THE TREE OF LIFE

USA
2010
138 minutes

We're used to expecting something else from reclusive director Terrence Malick, but for only his fifth feature in a 40-year career, he pulls out all the stops and offers a sensory, largely narrative-free tone poem that defies conventional definition. Closer to pure cinema than he's ever been, and rising to the rarefied, ambitious heights only the most unyielding auteurs of art cinema strive for, mr. Malick harnesses the full power of Hollywood filmmaking for his stubbornly singular vision of innocence lost in a mythical America, juxtaposing family life to the beginning and end of existence itself.
     The Tree of Life can be seen as a bookend or answer to mr. Malick's previous film, 2005's The New World, showing how the promise of the "new world" has been squandered through the fallibility of humanity, with Man wandering, uncomprehending, through a Creation he fails to understand or even acknowledge in his quest for meaning.

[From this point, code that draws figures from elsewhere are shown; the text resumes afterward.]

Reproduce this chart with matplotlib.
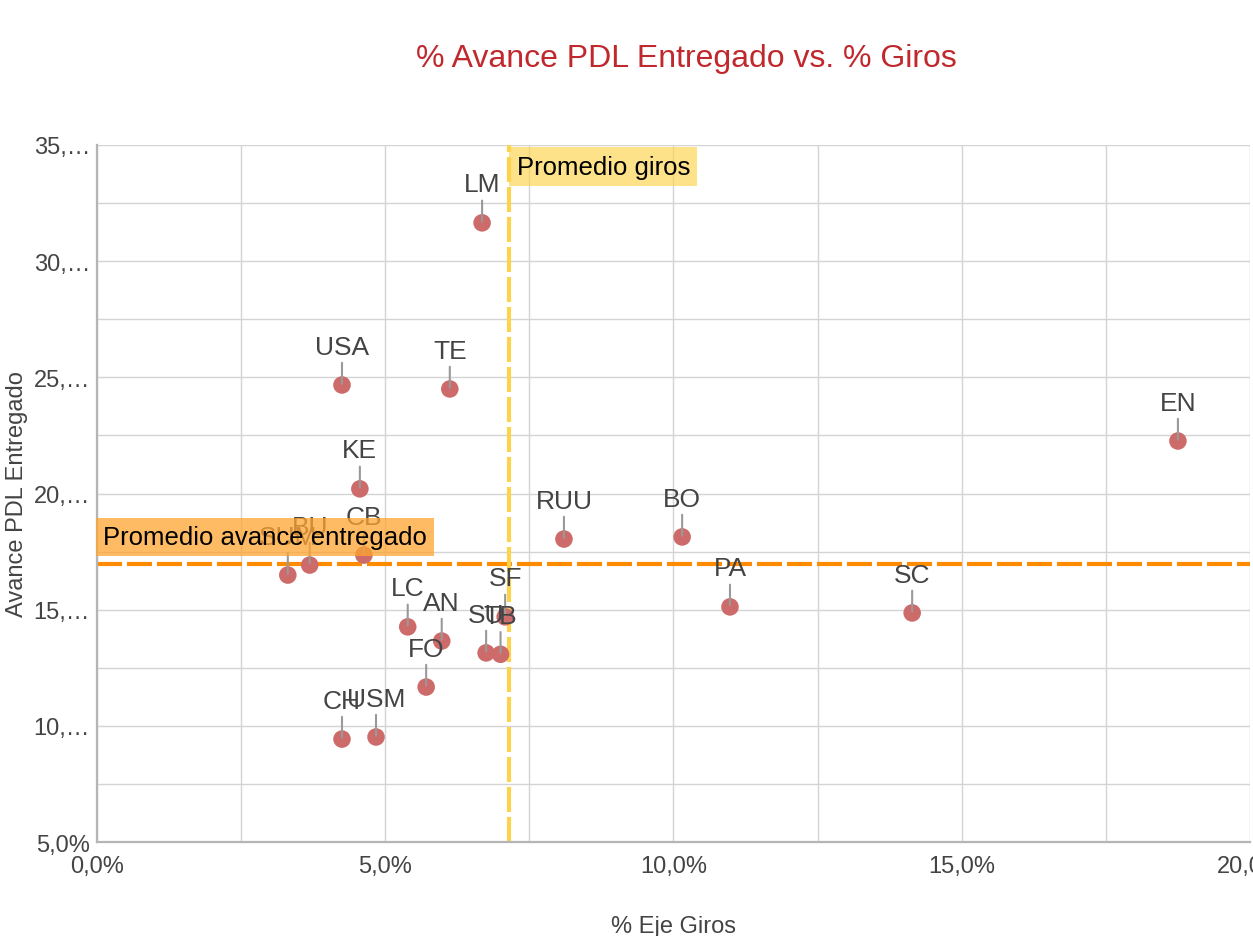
import matplotlib.pyplot as plt
import matplotlib.ticker as ticker
import numpy as np

plt.rcParams['font.family'] = ['Liberation Sans', 'DejaVu Sans']

# data
labels = ['LM', 'USA', 'TE', 'EN', 'KE', 'RUU', 'BO', 'CB', 'BU', 'SUM',
          'PA', 'SC', 'SF', 'LC', 'AN', 'SU', 'TB', 'FO', 'CH', 'USM']
giros = [6.68, 4.25, 6.12, 18.75, 4.56, 8.10, 10.15, 4.63, 3.69, 3.31,
         10.98, 14.14, 7.08, 5.39, 5.98, 6.75, 7.00, 5.71, 4.25, 4.84]
avance = [31.65, 24.67, 24.50, 22.26, 20.20, 18.04, 18.13, 17.35, 16.92, 16.49,
          15.12, 14.86, 14.69, 14.26, 13.65, 13.14, 13.08, 11.67, 9.43, 9.52]
prom_giros = 7.15
prom_avance = 16.97

fig = plt.figure(figsize=(12.53, 9.37), dpi=100)
ax = fig.add_axes([0.0774, 0.1003, 0.9202, 0.7439])

ax.set_xlim(0, 20)
ax.set_ylim(5, 35)

ax.xaxis.set_major_locator(ticker.MultipleLocator(5))
ax.xaxis.set_minor_locator(ticker.MultipleLocator(2.5))
ax.yaxis.set_major_locator(ticker.MultipleLocator(5))
ax.yaxis.set_minor_locator(ticker.MultipleLocator(2.5))
ax.xaxis.set_major_formatter(ticker.FuncFormatter(lambda v, p: ('%.1f%%' % v).replace('.', ',')))
ax.yaxis.set_major_formatter(ticker.FuncFormatter(lambda v, p: '5,0%' if v == 5 else '%d,\u2026' % v))
ax.grid(True, which='both', color='#d4d4d4', lw=1)
ax.set_axisbelow(True)
ax.tick_params(which='both', length=0, labelsize=17, colors='#444444', pad=5)
ax.tick_params(axis='x', pad=9)

for s in ['top', 'right']:
    ax.spines[s].set_visible(False)
for s in ['left', 'bottom']:
    ax.spines[s].set_color('#b5b5b5')
    ax.spines[s].set_linewidth(1.6)

ax.axhline(prom_avance, color='#ff8c00', lw=3, ls=(0, (6, 1.2)), zorder=2.5)
ax.axvline(prom_giros, color='#fdd34b', lw=3, ls=(0, (6, 1.2)), zorder=2.5)

ax.scatter(giros, avance, s=160, color='#cd6b6b', zorder=3, edgecolors='none')

for name, x, y in zip(labels, giros, avance):
    ax.annotate(name, (x, y), xytext=(0, 19), textcoords='offset points',
                ha='center', va='bottom', fontsize=19, color='#444444', zorder=4,
                arrowprops=dict(arrowstyle='-', color='#999999', lw=1.5,
                                shrinkA=1, shrinkB=1))

ax.text(0.1, 17.6, 'Promedio avance entregado', fontsize=18.5, color='black',
        ha='left', va='bottom', zorder=6,
        bbox=dict(boxstyle='square,pad=0.28', fc='#ffa530', ec='none', alpha=0.75))
ax.text(prom_giros + 0.13, 33.55, 'Promedio giros', fontsize=18.5, color='black',
        ha='left', va='bottom', zorder=6,
        bbox=dict(boxstyle='square,pad=0.28', fc='#fdd34b', ec='none', alpha=0.65))

ax.set_xlabel('% Eje Giros', fontsize=17, color='#444444', labelpad=28)
ax.set_ylabel('Avance PDL Entregado', fontsize=17, color='#444444', labelpad=4)
fig.text(0.548, 0.937, '% Avance PDL Entregado vs. % Giros', fontsize=23,
         color='#c0282d', ha='center', va='center')

fig.savefig('out.png', dpi=100)
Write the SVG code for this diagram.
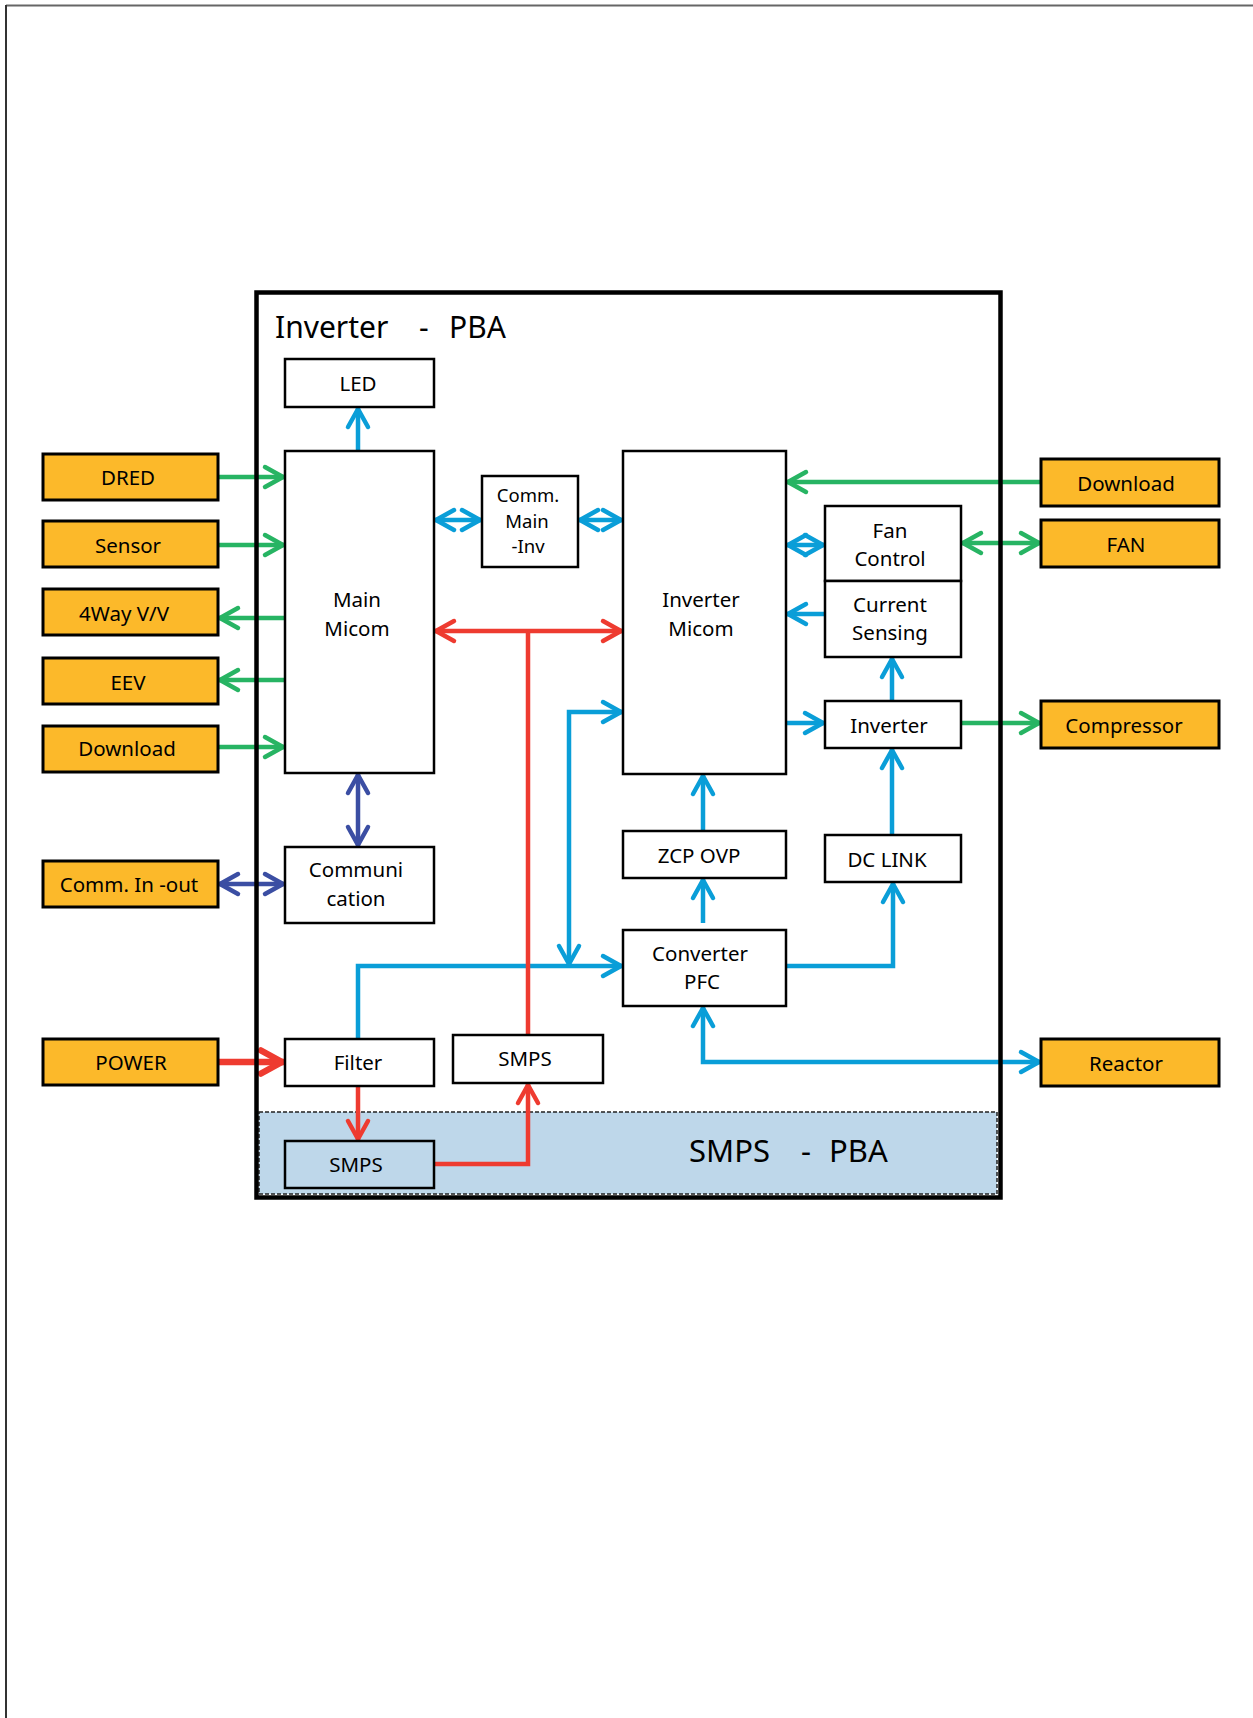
<svg xmlns="http://www.w3.org/2000/svg" width="1253" height="1718" viewBox="0 0 1253 1718">
<style>
  text { font-family: "Noto Sans", "Open Sans", "Liberation Sans", sans-serif; fill: #000; text-anchor: middle; }
  .lbl { font-size: 20.5px; }
  .sml { font-size: 18.5px; }
  .big { font-size: 30px; text-anchor: start; }
  .ext rect { fill: #FCB92A; stroke: #000; stroke-width: 3; }
  .blk rect { fill: #fff; stroke: #000; stroke-width: 2.5; }
  .blk rect.inpba { fill: none; }
  .c { fill: none; stroke-width: 4.5; stroke-linejoin: miter; }
  .g { stroke: #27B463; }
  .b { stroke: #0A9ED8; }
  .r { stroke: #EE3B30; }
  .n { stroke: #3B4EA3; }
</style>
<defs>
  <marker id="ag" markerUnits="userSpaceOnUse" viewBox="-30 -20 40 40" markerWidth="40" markerHeight="40" refX="0" refY="0" orient="auto-start-reverse" overflow="visible">
    <path d="M-20,-10 L-2,0 L-20,10" fill="none" stroke="#27B463" stroke-width="4.5" stroke-linejoin="round" stroke-linecap="round"/>
  </marker>
  <marker id="ab" markerUnits="userSpaceOnUse" viewBox="-30 -20 40 40" markerWidth="40" markerHeight="40" refX="0" refY="0" orient="auto-start-reverse" overflow="visible">
    <path d="M-20,-10 L-2,0 L-20,10" fill="none" stroke="#0A9ED8" stroke-width="4.5" stroke-linejoin="round" stroke-linecap="round"/>
  </marker>
  <marker id="ar" markerUnits="userSpaceOnUse" viewBox="-30 -20 40 40" markerWidth="40" markerHeight="40" refX="0" refY="0" orient="auto-start-reverse" overflow="visible">
    <path d="M-20,-10 L-2,0 L-20,10" fill="none" stroke="#EE3B30" stroke-width="4.5" stroke-linejoin="round" stroke-linecap="round"/>
  </marker>
  <marker id="arT" markerUnits="userSpaceOnUse" viewBox="-30 -20 40 40" markerWidth="40" markerHeight="40" refX="0" refY="0" orient="auto-start-reverse" overflow="visible">
    <path d="M-24,-11.5 L-3,0 L-24,11.5" fill="none" stroke="#EE3B30" stroke-width="6.5" stroke-linejoin="round" stroke-linecap="round"/>
  </marker>
  <marker id="an" markerUnits="userSpaceOnUse" viewBox="-30 -20 40 40" markerWidth="40" markerHeight="40" refX="0" refY="0" orient="auto-start-reverse" overflow="visible">
    <path d="M-20,-10 L-2,0 L-20,10" fill="none" stroke="#3B4EA3" stroke-width="4.5" stroke-linejoin="round" stroke-linecap="round"/>
  </marker>
</defs>

<!-- page border -->
<line x1="6" y1="5.5" x2="1253" y2="5.5" stroke="#666" stroke-width="2"/>
<line x1="6" y1="5" x2="6" y2="1718" stroke="#333" stroke-width="2"/>

<!-- SMPS PBA area -->
<g id="smps-pba">
  <rect x="259" y="1112" width="738" height="82" fill="#BED7EA" stroke="#222" stroke-width="1.5" stroke-dasharray="4 2"/>
  <text class="big" y="1162" style="font-size:31px"><tspan x="689">SMPS</tspan><tspan x="801">-</tspan><tspan x="829">PBA</tspan></text>
</g>

<!-- connectors -->
<g id="connectors">
  <!-- green -->
  <path class="c g" d="M218,477 H285" marker-end="url(#ag)"/>
  <path class="c g" d="M218,545 H285" marker-end="url(#ag)"/>
  <path class="c g" d="M285,618 H218" marker-end="url(#ag)"/>
  <path class="c g" d="M285,680 H218" marker-end="url(#ag)"/>
  <path class="c g" d="M218,747 H285" marker-end="url(#ag)"/>
  <path class="c g" d="M1041,482 H786" marker-end="url(#ag)"/>
  <path class="c g" d="M961,543 H1041" marker-start="url(#ag)" marker-end="url(#ag)"/>
  <path class="c g" d="M961,723 H1041" marker-end="url(#ag)"/>
  <!-- blue -->
  <path class="c b" d="M358,451 V407" marker-end="url(#ab)"/>
  <path class="c b" d="M434,520 H482" marker-start="url(#ab)" marker-end="url(#ab)"/>
  <path class="c b" d="M578,520 H623" marker-start="url(#ab)" marker-end="url(#ab)"/>
  <path class="c b" d="M786,545 H825" marker-start="url(#ab)" marker-end="url(#ab)"/>
  <path class="c b" d="M825,614 H786" marker-end="url(#ab)"/>
  <path class="c b" d="M892,701 V657" marker-end="url(#ab)"/>
  <path class="c b" d="M786,723 H825" marker-end="url(#ab)"/>
  <path class="c b" d="M892,835 V748" marker-end="url(#ab)"/>
  <path class="c b" d="M703,831 V774" marker-end="url(#ab)"/>
  <path class="c b" d="M703,923 V878" marker-end="url(#ab)"/>
  <path class="c b" d="M786,966 H893 V882" marker-end="url(#ab)"/>
  <path class="c b" d="M703,1006 V1062 H1041" marker-start="url(#ab)" marker-end="url(#ab)"/>
  <path class="c b" d="M569,966 V712 H623" marker-start="url(#ab)" marker-end="url(#ab)"/>
  <path class="c b" d="M358,1039 V966 H623" marker-end="url(#ab)"/>
  <!-- red -->
  <path class="c r" d="M434,631 H623" marker-start="url(#ar)" marker-end="url(#ar)"/>
  <path class="c r" d="M528,1035 V631"/>
  <path class="c r" d="M218,1062 H285" style="stroke-width:6.5" marker-end="url(#arT)"/>
  <path class="c r" d="M358,1086 V1141" marker-end="url(#ar)"/>
  <path class="c r" d="M434,1164 H528 V1083" marker-end="url(#ar)"/>
  <!-- navy -->
  <path class="c n" d="M358,773 V847" marker-start="url(#an)" marker-end="url(#an)"/>
  <path class="c n" d="M218,884 H285" marker-start="url(#an)" marker-end="url(#an)"/>
</g>

<!-- Inverter PBA frame -->
<g id="inverter-pba">
  <rect x="256.5" y="292.5" width="744" height="905" fill="none" stroke="#000" stroke-width="4.5"/>
  <text class="big" y="338"><tspan x="275">Inverter</tspan><tspan x="419">-</tspan><tspan x="449">PBA</tspan></text>
</g>

<!-- external nodes -->
<g class="ext">
  <g id="dred"><rect x="43" y="454" width="175" height="46"/><text class="lbl" x="128" y="485">DRED</text></g>
  <g id="sensor"><rect x="43" y="521" width="175" height="46"/><text class="lbl" x="128" y="553">Sensor</text></g>
  <g id="way4"><rect x="43" y="589" width="175" height="46"/><text class="lbl" x="124" y="621">4Way V/V</text></g>
  <g id="eev"><rect x="43" y="658" width="175" height="46"/><text class="lbl" x="128" y="690">EEV</text></g>
  <g id="download-l"><rect x="43" y="726" width="175" height="46"/><text class="lbl" x="127" y="756">Download</text></g>
  <g id="comm-inout"><rect x="43" y="861" width="175" height="46"/><text class="lbl" x="129" y="892">Comm. In -out</text></g>
  <g id="power"><rect x="43" y="1039" width="175" height="46"/><text class="lbl" x="131" y="1070">POWER</text></g>
  <g id="download-r"><rect x="1041" y="459" width="178" height="47"/><text class="lbl" x="1126" y="491">Download</text></g>
  <g id="fan"><rect x="1041" y="520" width="178" height="47"/><text class="lbl" x="1126" y="552">FAN</text></g>
  <g id="compressor"><rect x="1041" y="701" width="178" height="47"/><text class="lbl" x="1124" y="733">Compressor</text></g>
  <g id="reactor"><rect x="1041" y="1039" width="178" height="47"/><text class="lbl" x="1126" y="1071">Reactor</text></g>
</g>

<!-- internal nodes -->
<g class="blk">
  <g id="led"><rect x="285" y="359" width="149" height="48"/><text class="lbl" x="358" y="391">LED</text></g>
  <g id="main-micom"><rect x="285" y="451" width="149" height="322"/><text class="lbl" x="357" y="607">Main</text><text class="lbl" x="357" y="636">Micom</text></g>
  <g id="comm-main-inv"><rect x="482" y="476" width="96" height="91"/><text class="sml" x="528" y="502">Comm.</text><text class="sml" x="527" y="528">Main</text><text class="sml" x="528" y="553">-Inv</text></g>
  <g id="inverter-micom"><rect x="623" y="451" width="163" height="323"/><text class="lbl" x="701" y="607">Inverter</text><text class="lbl" x="701" y="636">Micom</text></g>
  <g id="fan-control"><rect x="825" y="506" width="136" height="75"/><text class="lbl" x="890" y="538">Fan</text><text class="lbl" x="890" y="566">Control</text></g>
  <g id="current-sensing"><rect x="825" y="581" width="136" height="76"/><text class="lbl" x="890" y="612">Current</text><text class="lbl" x="890" y="640">Sensing</text></g>
  <g id="inverter"><rect x="825" y="701" width="136" height="47"/><text class="lbl" x="889" y="733">Inverter</text></g>
  <g id="zcp-ovp"><rect x="623" y="831" width="163" height="47"/><text class="lbl" x="699" y="863">ZCP OVP</text></g>
  <g id="dc-link"><rect x="825" y="835" width="136" height="47"/><text class="lbl" x="887" y="867">DC LINK</text></g>
  <g id="converter-pfc"><rect x="623" y="930" width="163" height="76"/><text class="lbl" x="700" y="961">Converter</text><text class="lbl" x="702" y="989">PFC</text></g>
  <g id="communication"><rect x="285" y="847" width="149" height="76"/><text class="lbl" x="356" y="877">Communi</text><text class="lbl" x="356" y="906">cation</text></g>
  <g id="filter"><rect x="285" y="1039" width="149" height="47"/><text class="lbl" x="358" y="1070">Filter</text></g>
  <g id="smps-upper"><rect x="453" y="1035" width="150" height="48"/><text class="lbl" x="525" y="1066">SMPS</text></g>
  <g id="smps-lower"><rect class="inpba" x="285" y="1141" width="149" height="47"/><text class="lbl" x="356" y="1172">SMPS</text></g>
</g>
</svg>
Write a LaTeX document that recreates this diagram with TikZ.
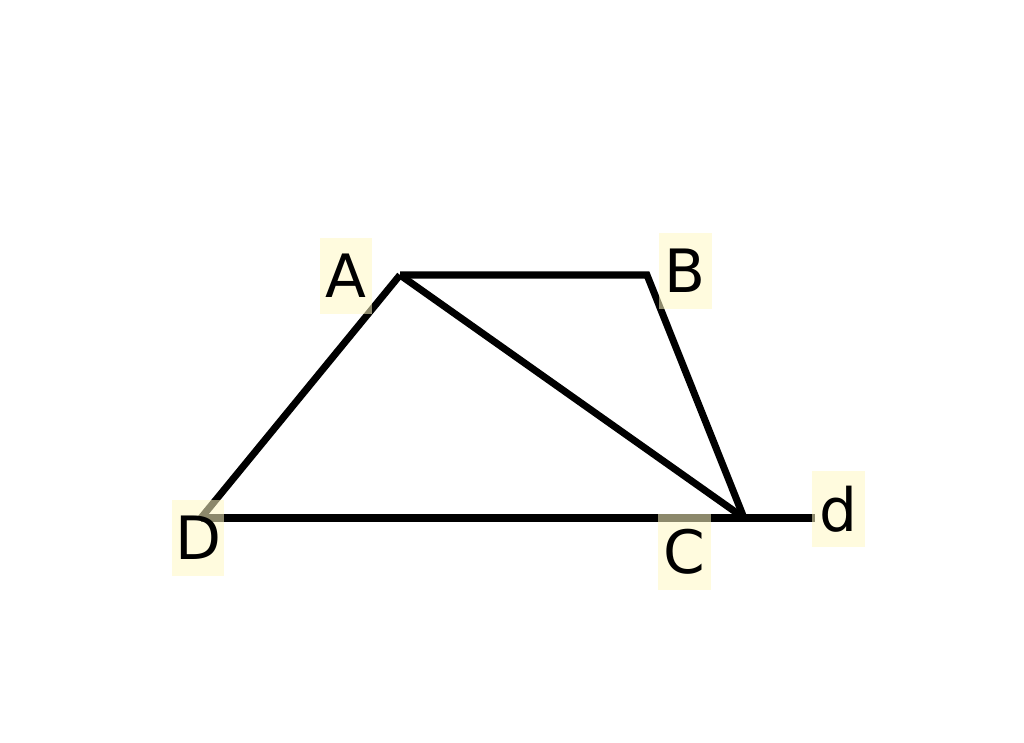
\documentclass[tikz,border=0pt]{standalone}
\usepackage{fontspec}
\setmainfont{DejaVu Sans}
\definecolor{labelbg}{RGB}{255,248,195}

\begin{document}
\begin{tikzpicture}[x=0.02cm, y=-0.02cm,
        edge/.style = {draw, line width=4pt},
        lbl/.style = {fill=labelbg, fill opacity=0.55, text opacity=1, inner sep=0pt,
                      minimum width=1.06cm, minimum height=1.54cm, font=\fontsize{34}{34}\selectfont}]
        \useasboundingbox (0,0) rectangle (1024,743);
        % corners of the trapezoid
        \coordinate (pA) at (400,275);
        \coordinate (pB) at (647,275);
        \coordinate (pC) at (744,518);
        \coordinate (pD) at (201,518);
        \coordinate (pd) at (815,518);
        \draw[edge] (pA) -- (pB) -- (pC);
        \draw[edge] (pA) -- (pC);
        \draw[edge] (pD) -- (pA);
        \draw[edge] (pD) -- (pd);
        % letters
        \node[lbl] (A) at (346,276) {A};
        \node[lbl] (B) at (685,271) {B};
        \node[lbl] (D) at (198,538) {D};
        \node[lbl] (C) at (684,552) {C};
        \node[lbl] (d) at (838,509) {d};
    \end{tikzpicture}
\end{document}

The film is loosely structured around the memories of Jack O'Brien (played by Sean Penn as an adult and Hunter McCracken as a young boy), who is struggling to make sense, in the present day, of his childhood and his relationships with his sensitive young brother (Laramie Eppler), his kind mother (Jessica Chastain) and his strict father (Brad Pitt).
     There is much to admire in The Tree of Life, not least in the exquisite dovetailing of mr. Malick's extraordinary ambition with his masterful control of rhythm and tempo and his meticulous weaving of image, music, acting and sound into a harmonious whole that communicates through shared emotion rather than traditional storytelling. Even though The Tree of Life ranges from the dawn of the universe (richly imagined with the help of veteran visual effects artists Douglas Trumbull and Dan Glass) to modern day America in a fragmented, time-shifting structure, the clarity and precision of the vision is impressive. The mysticism glanced in previous films moves here centre stage and blossoms into full-fledged religion (not so much Catholic as a combination of spirituality, pantheism and hard science), though its picturing from the point of view of a God-fearing Texas family may lead to misjudgements from less religiously-inclined viewers.
     Regardless of one's opinion - and it is a film that demands admiration as much as empathy -, the sheer artistic result of The Tree of Life puts it straight in the company of visionary masters such as Stanley Kubrick (to whose 2001: A Space Odyssey it has already been compared), Jean-Luc Godard or Carl Theodor Dreyer. No other American film this year will even come close to its majesty.

Starring Brad Pitt, Sean Penn, Jessica Chastain; Fiona Shaw, Irene Bedard, Jessica Fuselier; and introducing Hunter McCracken, Laramie Eppler, Tye Sheridan.
     Directed and written by Terrence Malick; produced by Sarah Green, Bill Pohlad, Brad Pitt, Dede Gardner, Grant Hill; music by Alexandre Desplat; director of photography (colour by DeLuxe), Emmanuel Lubezki; production designer, Jack Fisk; costume designer, Jacqueline West; film editors, Hank Corwin, Jay Rabinowitz, Daniel Rezende, Billy Weber, Mark Yoshikawa; senior visual effects supervisor, Dan Glass.
     A River Road Entertainment presentation/production. (US distributor, Fox Searchlight Pictures/Twentieth Century-Fox. World sales, Summit Entertainment.)
     Screened: distributor advance press screening, Zon Lusomundo Colombo 9 (Lisbon), May 18th 2011.